We understand the need for representation in media and the fashion world, and that is still a work in progress. But it’s quite unfair to put that burden on Kelsey’s shoulders because she just went to the audition as part of her job and because it’s her dream to become a VS model. To quote filmmaker and photographer Maqui Castelo, “[Kelsey] got in a fashion show. Not a film where she plays a Filipina, nor a pageant as “Ms. Philippines”—AND YET, she dedicated the achievement to her home country. What more do you want?”

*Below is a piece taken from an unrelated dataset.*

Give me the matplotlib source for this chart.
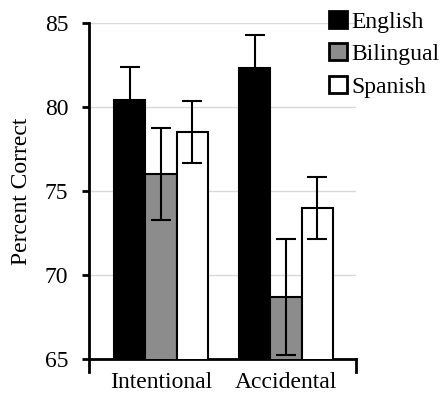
import numpy as np
import matplotlib.pyplot as plt
from matplotlib.patches import Patch

plt.rcParams['font.family'] = ['Liberation Serif', 'DejaVu Serif']

# Percent correct by condition and language group
conditions = ['Intentional', 'Accidental']
groups = ['English', 'Bilingual', 'Spanish']
means = {
    'English': [80.4, 82.3],
    'Bilingual': [76.0, 68.7],
    'Spanish': [78.5, 74.0],
}
errors = {
    'English': [2.0, 2.0],
    'Bilingual': [2.75, 3.45],
    'Spanish': [1.85, 1.85],
}
colors = {'English': '#000000', 'Bilingual': '#8c8c8c', 'Spanish': '#ffffff'}

fig = plt.figure(figsize=(4.41, 3.96), dpi=100)
ax = fig.add_axes([0.2018, 0.0934, 0.6055, 0.8485])

x = np.arange(len(conditions))
w = 0.25
for i, g in enumerate(groups):
    ax.bar(x + (i - 1) * w, means[g], w, bottom=0, color=colors[g],
           edgecolor='black', linewidth=1.5, zorder=3,
           yerr=errors[g], capsize=7,
           error_kw=dict(elinewidth=1.5, capthick=1.5, ecolor='black', zorder=4))

ax.set_ylim(65, 85)
ax.set_yticks([65, 70, 75, 80, 85])
ax.set_xlim(-0.576, 1.56)
ax.set_xticks(x)
ax.set_xticklabels(conditions, fontsize=17)
ax.tick_params(axis='x', length=0, pad=9)
ax.tick_params(axis='y', labelsize=17, width=2, length=5, direction='out', pad=10)
ax.set_ylabel('Percent Correct', fontsize=17, labelpad=9)

ax.yaxis.grid(True, color='#d9d9d9', linewidth=1, zorder=0)
ax.set_axisbelow(True)
for s in ['top', 'right']:
    ax.spines[s].set_visible(False)
ax.spines['left'].set_linewidth(2)
ax.spines['bottom'].set_linewidth(2)

# end ticks on the category axis
ax.plot([1.56, 1.56], [65, 64.25], color='black', lw=2, clip_on=False)
ax.plot([-0.576, -0.576], [65, 64.25], color='black', lw=2, clip_on=False)

handles = [Patch(facecolor=colors[g], edgecolor='black', linewidth=2) for g in groups]
fig.legend(handles, groups, loc='upper left', bbox_to_anchor=(0.736, 0.985),
           frameon=False, fontsize=17, handlelength=0.75, handleheight=0.75,
           handletextpad=0.2, labelspacing=0.45, borderpad=0.2, borderaxespad=0)

fig.savefig('out.png', dpi=100)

People are clamoring for representation in a realm where it’s not necessary.@kelsmerritt got in a fashion show. Not a film where she plays a Filipina, nor a pageant as “Ms. Philippines”— AND YET, she dedicated the achievement to her home country. What more do you want?
— Maqui Castelo (@CaliforniaMaqui) September 9, 2018
Here’s a Filipino model who worked hard to get where she is, and she’s proud of her roots. She didn’t ask for anyone’s validation to join, she did it at her own accord. Just be happy for her and don’t let your crab mentality ruin the moment for her.